The following command outputs the Digit classifier accuracy on the test set, Sum/Product classifiers accuracies on PairTEST, fraction of examples in PairTEST where the coherence constraints and the commutativity,associativity and distributivity properties are satisfied for Sum and Product.
python3 models_tester.py --test_baseline False --seed_digit 20 --seed_operator 20 --tnorm rprod --digit_size 5000 --digit_lr 0.001 --digit_optim 1 --digit_epochs 250 --ope_size 5000 --data_option 2 --ope_lr 0.1 --ope_optim 0 --ope_epochs 250 --joint_lr 0.001 --joint_optim 0 --lamb 0.05 --joint_epochs 250
Arguments description for 4:
--test_baseline: True if it the pipelined setting that its being tested.
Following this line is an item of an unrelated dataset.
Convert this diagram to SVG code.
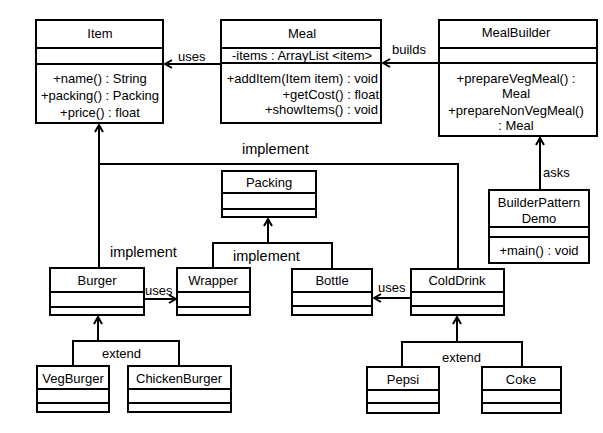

False if it the joint setting.
--seed_digit: Seed used to train the Digit model. (It should always be the same as the one used to train the operator models).
--seed_operator: Seed used to train the Sum and Prod operator models. (It should be the same as the one used to train the digit model).
--tnorm: t-norm in use
--digit_size: Size of the DIGIT set used.
--digit_lr: Learning rate used to train the Digit model used to label de NOISYPAIR data.
--digit_optim: Optimizer used to train the Digit model used to label the NOISYPAIR data. 0 if SGD, 1 if Adam.
--digit_epochs: Number of epochs used to train the Digit classifier.
--ope_size: Size of the NOISYPAIR set.
--data_option: Data option used during training. It should always be 2.
--ope_lr: Learning rate used to train the Sum and Prod operator models.
--ope_optim: Optimizer used to train the Sum and Prod operator models. 0 if SGD, 1 if Adam.
--ope_epochs: Number of epochs used to train the Sum and Prod operator classifiers.
--joint_lr: Learning rate used for the joint learning process. (Only active if test_baseline is False)
--joint_optim: Optimizer used used for the joint learning process. (Only active if test_baseline is False). 0 if SGD, 1 if Adam.
--lamb: Lambda coefficient used in the joint learning process (Only active if test_baseline is False).
--joint_epochs: Number of epochs used to train the joint classifier.